バチカンから見た世界(36) 文・宮平宏(本紙バチカン支局長)
“ヒバクシャ”の声に耳を傾けよ――ローマ教皇
「核兵器の全面的廃絶のための国際デー」にあたる9月26日、ローマ教皇フランシスコは「この死の道具を廃絶していくために、核不拡散条約(NPT)を機能させ、核兵器のない世界に向けて取り組んでいきましょう」とツイートした。教皇のアカウントは、9カ国語(イタリア語、スペイン語、英語、ポルトガル語、ポーランド語、ラテン語、フランス語、ドイツ語、アラビア語)で展開されており、全世界で約3700万人(8月2日現在)がフォローしている。
教皇がNPTに言及した背景には、北朝鮮がNPTの締約国でありながら、離脱を表明して核開発を続ける問題があるからだとされる。これに先立つ同20日、ニューヨークの国連本部で核兵器禁止条約の署名式典が行われ、同市国を代表してバチカン外務局局長のポール・リチャード・ギャラガー大司教が出席し、署名していた。

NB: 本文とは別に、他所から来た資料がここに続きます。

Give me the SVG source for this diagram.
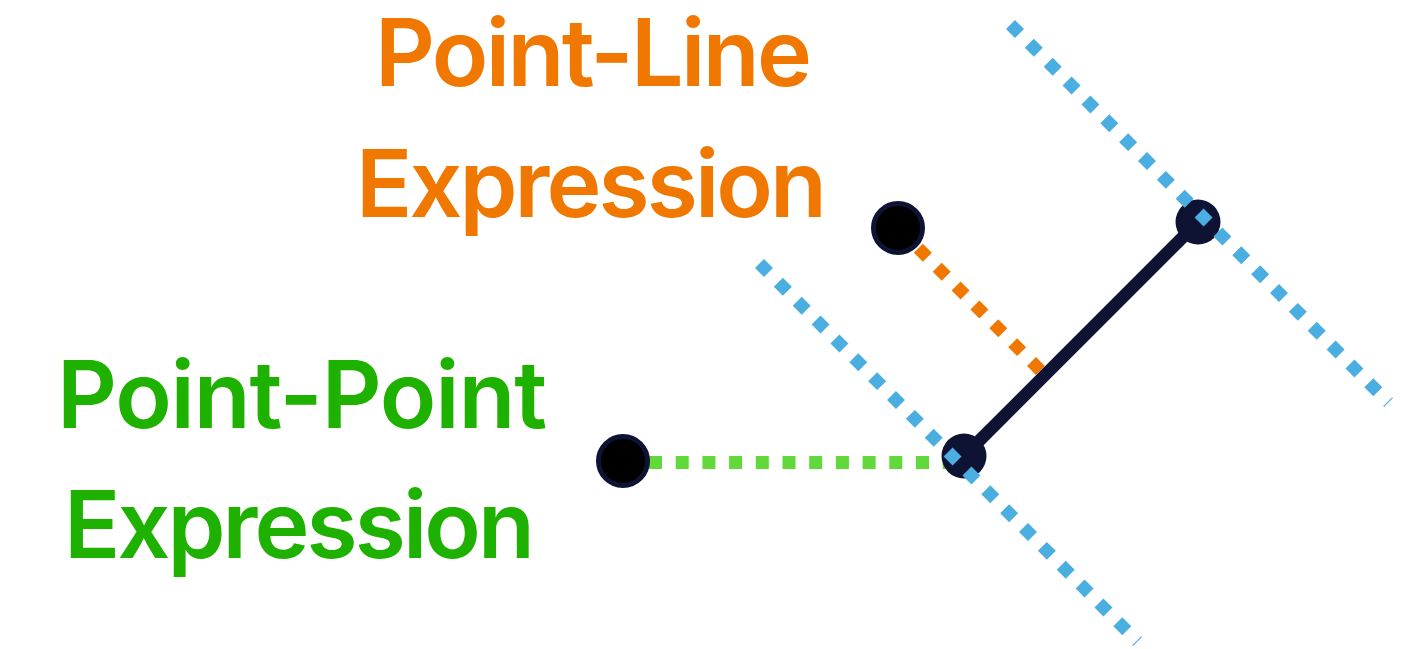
<svg xmlns="http://www.w3.org/2000/svg" width="1424" height="649" viewBox="0 0 1424 649">
<style>
.lbl{font-family:Inter,Lato,"Liberation Sans",sans-serif;font-weight:600;font-size:93px}
.orange{fill:#f07800}
.green{fill:#1eb100}
.blue{stroke:#4aaee0;stroke-width:12.7;stroke-dasharray:12.7 13.97;fill:none}
.ptdot{fill:#000;stroke:#0e1233;stroke-width:5}
.end{fill:#0e1233}
</style>
<rect width="1424" height="649" fill="#fff"/>
<g id="labels">
<text class="lbl orange" x="375" y="86" textLength="437">Point-Line</text>
<text class="lbl orange" x="356" y="217" textLength="471">Expression</text>
<text class="lbl green" x="57" y="428" textLength="490">Point-Point</text>
<text class="lbl green" x="64" y="558" textLength="471">Expression</text>
</g>
<g id="connectors">
<line x1="622.3" y1="462.5" x2="963" y2="462.5" stroke="#62d93a" stroke-width="13" stroke-dasharray="13 13.7"/>
<line x1="899.5" y1="229.5" x2="1044.5" y2="374.5" stroke="#f07800" stroke-width="12.7" stroke-dasharray="12.7 13.97"/>
<line x1="964" y1="456" x2="1198" y2="222" stroke="#0e1233" stroke-width="12.5"/>
</g>
<g id="segment-ends">
<circle class="end" cx="964" cy="456" r="22.5"/>
<circle class="end" cx="1198" cy="222" r="22.5"/>
</g>
<g id="point-line-dot"><circle class="ptdot" cx="898" cy="228" r="24.5"/></g>
<g id="point-point-dot"><circle class="ptdot" cx="623" cy="461" r="24.5"/></g>
<g id="perpendiculars">
<line class="blue" x1="1010.5" y1="24.5" x2="1388.5" y2="402.5"/>
<line class="blue" x1="759.5" y1="263.5" x2="1137.5" y2="641.5"/>
</g>
</svg>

同26日のバチカン放送は、「フランシスコは、彼が教皇に選出されて以来、大きな人道上の影響をもたらし、各国の富を浪費するだけの核兵器の廃絶を強く訴えてきた」と報道。この中で、同放送による「教皇のアピールは、世界で聞き入れられたか?」との質問に対し、バチカン人間開発のための部署次官のシルバーノ・トマシ大司教は、「教皇フランシスコが2014年(教皇に選出された翌年)、オーストリア・ウィーンで開催された第3回『核兵器の人道的影響に関する国際会議』にメッセージを送り、核兵器の使用のみならず、保有をも容認しないとの立場を表明した」と強調した。さらに、この国際会議を機に創設された核兵器禁止条約の交渉会議の委員長に、教皇は「具体的な提案」を記した親書を送り、提案が条約に「実質的に盛り込まれた」と明かした。